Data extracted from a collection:
[Begin]

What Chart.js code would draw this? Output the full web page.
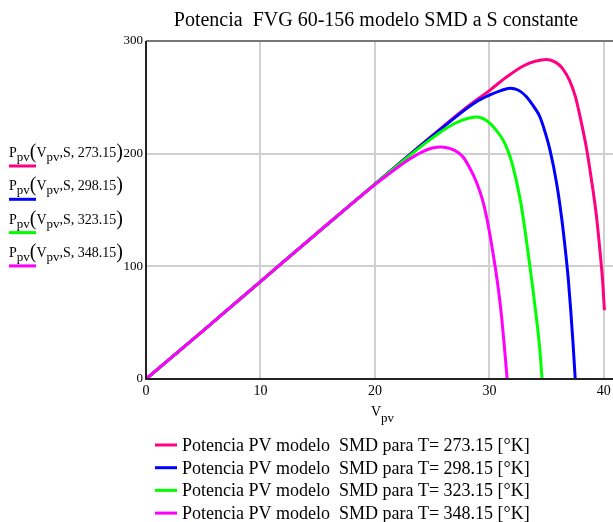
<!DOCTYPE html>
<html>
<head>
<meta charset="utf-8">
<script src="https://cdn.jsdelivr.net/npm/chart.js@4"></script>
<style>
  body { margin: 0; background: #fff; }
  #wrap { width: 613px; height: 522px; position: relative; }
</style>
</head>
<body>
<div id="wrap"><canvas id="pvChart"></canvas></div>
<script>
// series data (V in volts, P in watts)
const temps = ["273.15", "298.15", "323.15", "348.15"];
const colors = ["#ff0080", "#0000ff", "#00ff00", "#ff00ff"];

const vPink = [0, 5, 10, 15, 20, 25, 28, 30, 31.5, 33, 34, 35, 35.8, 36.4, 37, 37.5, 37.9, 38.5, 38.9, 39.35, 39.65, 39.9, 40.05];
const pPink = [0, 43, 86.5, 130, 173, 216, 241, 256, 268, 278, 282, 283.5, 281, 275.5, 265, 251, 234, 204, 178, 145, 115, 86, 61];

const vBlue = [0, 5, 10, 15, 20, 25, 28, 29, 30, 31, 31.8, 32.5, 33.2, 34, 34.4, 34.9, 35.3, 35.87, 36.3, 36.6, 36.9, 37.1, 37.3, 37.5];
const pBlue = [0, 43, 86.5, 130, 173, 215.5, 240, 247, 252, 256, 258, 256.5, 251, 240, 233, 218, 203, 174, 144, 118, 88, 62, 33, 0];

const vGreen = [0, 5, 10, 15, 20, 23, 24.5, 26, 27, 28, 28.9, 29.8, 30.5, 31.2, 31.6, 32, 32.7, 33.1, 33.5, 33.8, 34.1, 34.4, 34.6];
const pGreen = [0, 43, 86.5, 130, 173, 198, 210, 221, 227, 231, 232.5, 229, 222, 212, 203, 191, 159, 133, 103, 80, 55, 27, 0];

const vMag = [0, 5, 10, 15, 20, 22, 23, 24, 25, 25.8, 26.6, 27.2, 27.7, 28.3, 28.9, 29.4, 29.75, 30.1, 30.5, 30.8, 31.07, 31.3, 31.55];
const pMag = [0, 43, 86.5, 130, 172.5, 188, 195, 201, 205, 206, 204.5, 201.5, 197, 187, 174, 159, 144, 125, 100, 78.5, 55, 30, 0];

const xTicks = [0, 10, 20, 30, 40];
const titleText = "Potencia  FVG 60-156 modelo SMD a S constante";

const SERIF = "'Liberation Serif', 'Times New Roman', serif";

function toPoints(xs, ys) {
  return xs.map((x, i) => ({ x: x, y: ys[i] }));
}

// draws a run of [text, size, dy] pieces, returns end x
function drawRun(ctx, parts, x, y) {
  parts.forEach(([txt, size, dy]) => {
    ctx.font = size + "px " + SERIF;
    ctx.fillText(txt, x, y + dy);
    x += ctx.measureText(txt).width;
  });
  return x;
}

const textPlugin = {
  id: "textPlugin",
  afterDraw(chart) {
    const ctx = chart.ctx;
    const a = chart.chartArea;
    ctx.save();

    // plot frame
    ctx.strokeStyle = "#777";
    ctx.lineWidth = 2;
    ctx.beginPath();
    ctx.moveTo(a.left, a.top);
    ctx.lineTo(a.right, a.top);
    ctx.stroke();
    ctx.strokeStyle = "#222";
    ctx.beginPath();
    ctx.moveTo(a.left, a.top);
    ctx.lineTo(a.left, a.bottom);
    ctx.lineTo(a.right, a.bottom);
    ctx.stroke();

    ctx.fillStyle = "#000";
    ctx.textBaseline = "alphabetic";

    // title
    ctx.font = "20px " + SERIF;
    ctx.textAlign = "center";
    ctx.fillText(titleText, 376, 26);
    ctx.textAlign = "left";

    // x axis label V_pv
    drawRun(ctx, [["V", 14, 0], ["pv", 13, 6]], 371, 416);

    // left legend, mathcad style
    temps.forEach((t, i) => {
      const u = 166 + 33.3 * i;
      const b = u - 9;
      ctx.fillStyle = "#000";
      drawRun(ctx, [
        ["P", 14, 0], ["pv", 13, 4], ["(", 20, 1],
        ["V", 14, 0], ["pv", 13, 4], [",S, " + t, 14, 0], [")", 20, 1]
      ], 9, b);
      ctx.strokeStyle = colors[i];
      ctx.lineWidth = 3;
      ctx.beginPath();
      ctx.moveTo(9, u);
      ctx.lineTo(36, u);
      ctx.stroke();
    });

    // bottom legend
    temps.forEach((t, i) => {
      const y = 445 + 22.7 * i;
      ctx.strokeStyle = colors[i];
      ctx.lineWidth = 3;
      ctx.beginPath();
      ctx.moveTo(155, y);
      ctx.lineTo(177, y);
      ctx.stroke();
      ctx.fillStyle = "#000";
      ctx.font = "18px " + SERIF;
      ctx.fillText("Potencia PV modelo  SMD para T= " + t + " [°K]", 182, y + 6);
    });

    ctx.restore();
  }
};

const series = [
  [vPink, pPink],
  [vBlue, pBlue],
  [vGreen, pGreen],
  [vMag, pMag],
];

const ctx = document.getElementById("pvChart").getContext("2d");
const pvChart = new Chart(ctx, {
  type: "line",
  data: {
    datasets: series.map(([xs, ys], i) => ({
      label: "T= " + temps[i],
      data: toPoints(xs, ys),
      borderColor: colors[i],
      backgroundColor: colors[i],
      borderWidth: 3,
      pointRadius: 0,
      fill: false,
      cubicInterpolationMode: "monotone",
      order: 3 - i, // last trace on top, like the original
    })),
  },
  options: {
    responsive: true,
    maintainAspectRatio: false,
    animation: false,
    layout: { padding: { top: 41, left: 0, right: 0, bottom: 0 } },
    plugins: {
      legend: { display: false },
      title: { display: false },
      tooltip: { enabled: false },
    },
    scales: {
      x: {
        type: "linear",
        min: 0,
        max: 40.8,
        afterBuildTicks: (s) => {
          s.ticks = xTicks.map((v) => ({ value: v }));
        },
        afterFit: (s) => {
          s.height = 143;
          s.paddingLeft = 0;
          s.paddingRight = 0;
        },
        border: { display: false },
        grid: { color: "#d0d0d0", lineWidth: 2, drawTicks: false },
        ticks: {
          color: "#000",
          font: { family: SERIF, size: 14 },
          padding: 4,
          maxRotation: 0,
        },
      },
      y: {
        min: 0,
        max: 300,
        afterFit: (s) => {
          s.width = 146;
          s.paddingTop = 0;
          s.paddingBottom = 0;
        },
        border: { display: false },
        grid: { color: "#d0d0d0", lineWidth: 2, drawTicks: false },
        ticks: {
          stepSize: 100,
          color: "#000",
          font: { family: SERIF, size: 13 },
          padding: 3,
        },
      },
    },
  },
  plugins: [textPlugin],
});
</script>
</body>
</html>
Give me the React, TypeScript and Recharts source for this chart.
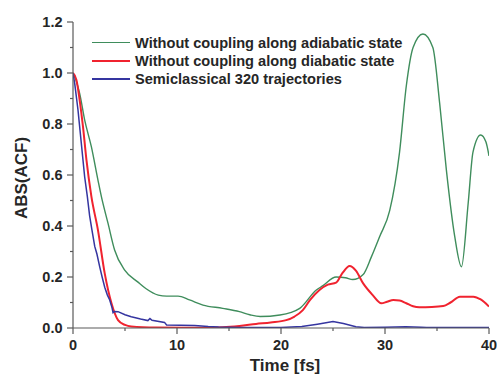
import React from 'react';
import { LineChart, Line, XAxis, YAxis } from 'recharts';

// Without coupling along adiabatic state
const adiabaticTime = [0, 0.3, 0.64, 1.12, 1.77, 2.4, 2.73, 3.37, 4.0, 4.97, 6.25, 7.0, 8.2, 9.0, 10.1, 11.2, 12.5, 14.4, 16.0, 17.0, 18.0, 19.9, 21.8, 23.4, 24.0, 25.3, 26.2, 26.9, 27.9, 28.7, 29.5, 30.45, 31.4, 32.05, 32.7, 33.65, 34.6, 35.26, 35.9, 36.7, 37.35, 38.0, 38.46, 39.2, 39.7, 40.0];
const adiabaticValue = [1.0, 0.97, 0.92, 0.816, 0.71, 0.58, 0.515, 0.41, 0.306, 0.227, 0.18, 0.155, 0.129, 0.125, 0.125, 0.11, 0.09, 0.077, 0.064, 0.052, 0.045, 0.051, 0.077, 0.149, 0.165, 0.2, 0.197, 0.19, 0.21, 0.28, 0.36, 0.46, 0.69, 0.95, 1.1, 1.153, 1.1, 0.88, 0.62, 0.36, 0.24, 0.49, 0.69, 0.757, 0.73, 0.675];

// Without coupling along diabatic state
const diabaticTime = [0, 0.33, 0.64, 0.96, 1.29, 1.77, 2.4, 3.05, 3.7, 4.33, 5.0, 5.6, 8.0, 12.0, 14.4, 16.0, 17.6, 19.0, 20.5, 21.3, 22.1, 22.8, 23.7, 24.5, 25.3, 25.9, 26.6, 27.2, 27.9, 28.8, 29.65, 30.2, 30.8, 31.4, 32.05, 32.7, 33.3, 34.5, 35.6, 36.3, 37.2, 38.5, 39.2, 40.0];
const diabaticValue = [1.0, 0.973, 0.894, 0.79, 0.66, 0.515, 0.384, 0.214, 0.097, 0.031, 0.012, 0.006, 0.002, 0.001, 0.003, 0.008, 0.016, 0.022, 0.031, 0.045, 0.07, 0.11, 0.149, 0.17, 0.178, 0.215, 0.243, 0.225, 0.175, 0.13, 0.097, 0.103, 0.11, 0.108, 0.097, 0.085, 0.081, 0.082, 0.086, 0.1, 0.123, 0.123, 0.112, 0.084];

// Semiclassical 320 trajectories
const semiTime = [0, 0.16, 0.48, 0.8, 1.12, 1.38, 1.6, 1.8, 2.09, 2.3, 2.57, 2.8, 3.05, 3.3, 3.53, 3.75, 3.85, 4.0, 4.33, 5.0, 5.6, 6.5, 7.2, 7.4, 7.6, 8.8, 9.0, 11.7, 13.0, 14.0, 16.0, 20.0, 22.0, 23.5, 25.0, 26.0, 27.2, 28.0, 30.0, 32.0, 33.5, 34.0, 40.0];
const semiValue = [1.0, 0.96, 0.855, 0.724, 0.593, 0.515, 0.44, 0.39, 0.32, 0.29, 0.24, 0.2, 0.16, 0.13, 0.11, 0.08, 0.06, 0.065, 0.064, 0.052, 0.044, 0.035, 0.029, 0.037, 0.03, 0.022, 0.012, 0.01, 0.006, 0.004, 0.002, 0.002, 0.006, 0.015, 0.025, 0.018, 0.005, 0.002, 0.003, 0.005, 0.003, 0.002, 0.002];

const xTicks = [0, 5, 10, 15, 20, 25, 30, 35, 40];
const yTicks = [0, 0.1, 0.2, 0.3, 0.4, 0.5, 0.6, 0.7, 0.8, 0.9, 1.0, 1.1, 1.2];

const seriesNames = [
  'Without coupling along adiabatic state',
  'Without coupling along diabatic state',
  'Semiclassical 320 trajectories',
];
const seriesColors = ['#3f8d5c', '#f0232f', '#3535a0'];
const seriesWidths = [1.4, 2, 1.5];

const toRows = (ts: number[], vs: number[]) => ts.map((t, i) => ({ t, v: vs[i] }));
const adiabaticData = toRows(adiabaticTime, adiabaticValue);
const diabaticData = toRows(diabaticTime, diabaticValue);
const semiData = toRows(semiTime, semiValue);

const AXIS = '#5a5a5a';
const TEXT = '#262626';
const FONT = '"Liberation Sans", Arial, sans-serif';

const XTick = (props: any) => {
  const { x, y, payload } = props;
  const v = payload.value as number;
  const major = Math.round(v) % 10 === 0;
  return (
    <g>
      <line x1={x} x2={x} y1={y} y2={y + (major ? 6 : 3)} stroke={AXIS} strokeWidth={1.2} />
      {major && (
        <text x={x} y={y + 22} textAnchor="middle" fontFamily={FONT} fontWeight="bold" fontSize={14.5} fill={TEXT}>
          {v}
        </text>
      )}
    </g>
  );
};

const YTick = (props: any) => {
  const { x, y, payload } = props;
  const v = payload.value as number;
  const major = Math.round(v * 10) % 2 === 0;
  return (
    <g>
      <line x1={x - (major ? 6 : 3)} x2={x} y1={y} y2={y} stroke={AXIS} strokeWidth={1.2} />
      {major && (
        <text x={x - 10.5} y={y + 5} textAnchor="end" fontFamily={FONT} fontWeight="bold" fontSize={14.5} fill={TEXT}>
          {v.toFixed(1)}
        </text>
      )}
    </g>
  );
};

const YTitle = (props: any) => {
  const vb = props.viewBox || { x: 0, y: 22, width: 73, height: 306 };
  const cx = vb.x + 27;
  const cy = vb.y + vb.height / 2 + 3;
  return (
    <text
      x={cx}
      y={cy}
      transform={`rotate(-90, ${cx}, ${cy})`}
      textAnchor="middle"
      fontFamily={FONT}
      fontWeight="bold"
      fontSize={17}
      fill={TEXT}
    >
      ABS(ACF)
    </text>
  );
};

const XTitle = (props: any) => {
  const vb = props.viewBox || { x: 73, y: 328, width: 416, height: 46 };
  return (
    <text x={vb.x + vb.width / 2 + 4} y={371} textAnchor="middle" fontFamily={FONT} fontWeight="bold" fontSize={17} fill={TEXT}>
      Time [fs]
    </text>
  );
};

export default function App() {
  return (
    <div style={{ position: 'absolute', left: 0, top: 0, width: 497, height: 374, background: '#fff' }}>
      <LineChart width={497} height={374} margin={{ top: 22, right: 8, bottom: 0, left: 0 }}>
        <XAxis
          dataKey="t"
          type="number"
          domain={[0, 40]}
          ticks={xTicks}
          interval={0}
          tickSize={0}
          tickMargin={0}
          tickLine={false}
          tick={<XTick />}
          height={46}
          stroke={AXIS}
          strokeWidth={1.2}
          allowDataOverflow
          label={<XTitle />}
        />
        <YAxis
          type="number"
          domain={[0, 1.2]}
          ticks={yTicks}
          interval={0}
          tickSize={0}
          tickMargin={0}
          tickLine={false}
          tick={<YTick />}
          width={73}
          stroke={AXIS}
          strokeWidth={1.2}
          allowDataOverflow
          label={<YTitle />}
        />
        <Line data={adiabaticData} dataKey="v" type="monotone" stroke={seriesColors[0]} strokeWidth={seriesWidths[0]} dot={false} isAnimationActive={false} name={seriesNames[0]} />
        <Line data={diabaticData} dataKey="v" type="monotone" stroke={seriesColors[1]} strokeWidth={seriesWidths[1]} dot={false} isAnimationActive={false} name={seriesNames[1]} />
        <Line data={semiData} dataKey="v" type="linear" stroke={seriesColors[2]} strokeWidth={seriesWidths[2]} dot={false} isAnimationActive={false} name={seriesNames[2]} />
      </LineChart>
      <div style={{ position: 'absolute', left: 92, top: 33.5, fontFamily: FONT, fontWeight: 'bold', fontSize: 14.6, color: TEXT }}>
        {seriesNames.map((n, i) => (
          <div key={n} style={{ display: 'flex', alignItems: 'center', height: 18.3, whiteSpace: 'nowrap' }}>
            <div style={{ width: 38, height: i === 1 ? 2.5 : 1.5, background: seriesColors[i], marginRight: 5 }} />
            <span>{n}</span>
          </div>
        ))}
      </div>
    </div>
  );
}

[End]

EXERCISE GOAL
Retype the lines above exactly as they appear, from the line containing "Give me the" through the line containing "Line, XAxis, YAxis", and leave out any pictures.

TASK SOLUTION
Give me the React, TypeScript and Recharts source for this chart.
import React from 'react';
import { LineChart, Line, XAxis, YAxis } from 'recharts';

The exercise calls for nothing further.